SHAP helps when we perform feature selection with ranking-based algorithms. Instead of using the default variable importance, generated by gradient boosting, we select the best features like the ones with the highest shapley values. The benefit of using SHAP is clear due to the bias present in native tree-based feature importance. The standard methods tend to overestimate the importance of continuous or high-cardinality categorical variables. This makes not trustable the importance of computation in case of feature shifts or changes in the number of categories.

To overcome these lacks, we developed shap-hypetune: a python package for simultaneous hyperparameters tuning and features selection. It allows combining hyperparameters tuning and features selection in a single pipeline with gradient boosting models. It supports grid-search, random-search, or bayesian-search and provides ranking feature selection algorithms like Recursive Feature Elimination (RFE), Recursive Feature Addition (RFA), or Boruta. The additional boost consists of offering the possibility to use SHAP importance for feature selection.

In this post, we demonstrate the utility to adopt shap-hypetune when carrying out a supervised predictive task. We try to search for the optimal parameter configuration while selecting the best feature set with (and without) SHAP. Our experiment is partitioned into three trials. Given a dataset in a classification scenario, firstly we fit a LightGBM simply by optimizing the parameter. Then we try to operate a standard RFE with default tree-based feature importance while optimizing parameters. Lastly, we do the same but selecting the features with SHAP. To make things spicier we use an unbalanced binary target and some categorical features with high cardinality.

Parameter Tuning

In this first section, we compute a fit on our train set searching only for the best parameter combination. The best model reaches a precision higher than 0.9 but with a low recall on our test data.

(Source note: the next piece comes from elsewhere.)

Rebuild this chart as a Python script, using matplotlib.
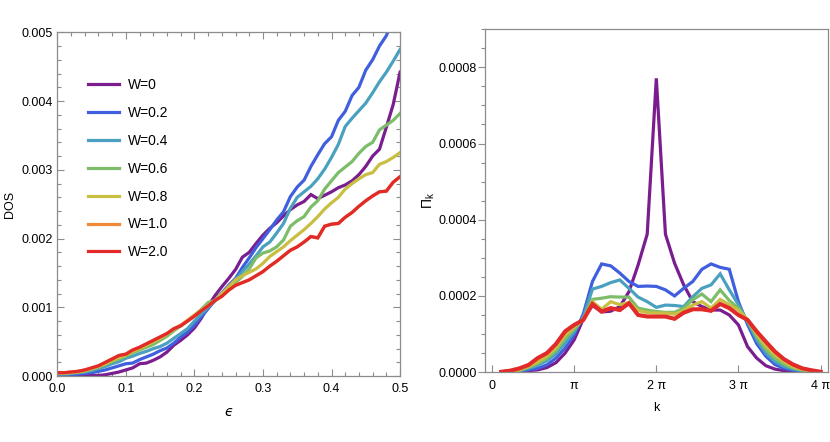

Performance on test data (image by the author)
Performance on test data (image by the author)

Let’s see if can do better.

Parameter Tuning + Feature Selection

Generally, feature selection is introduced to remove noisy predictors from the original set of data. We use Recursive Feature Elimination (RFE) while searching for the optimal set of parameters. In other words, for each parameter configuration, we iterate RFE on the initial training data. The procure can be speeded up by configuring proper fitting parameters, like early stopping, or setting larger steps while deleting the worse features. The pipeline with the best score on the validation set is stored and ready to use at inference time.

Performance on test data (image by the author)
Performance on test data (image by the author)

In this situation, we register an overall improvement but maintain low values for recall and F1 score.

Parameter Tuning + Feature Selection with SHAP

In the end, we repropose the same procedure as before but using SHAP for RFE. SHAP is extremely efficient when used in conjunction with tree-based models. It uses a tree-path approach to follow the trees and extract the number of training examples that go down each leaf to provide the background computations. It is also less prone to be overconfident due to fact that we can calculate importance on the validation set and not on the training data (like classical tree-based importances).

Performance on test data (image by the author)
Performance on test data (image by the author)

We register a great improvement in recall and F1 score. SHAP is able to discharge the low-quality categorical features preserving only the best predictors.

Performance comparison on test data (image by the author)
Performance comparison on test data (image by the author)

SUMMARY

In this post, we introduced shap-hypetune, **** as a helpful framework to carry out Parameter Tuning and optimal features searching for gradient boosting models. We showed an application where we used grid-search and Recursive Feature Elimination but random-search and Boruta are other available options. We saw also how to improve the selection process using the SHAP power in a case of a lack of performance from classical feature importance methods.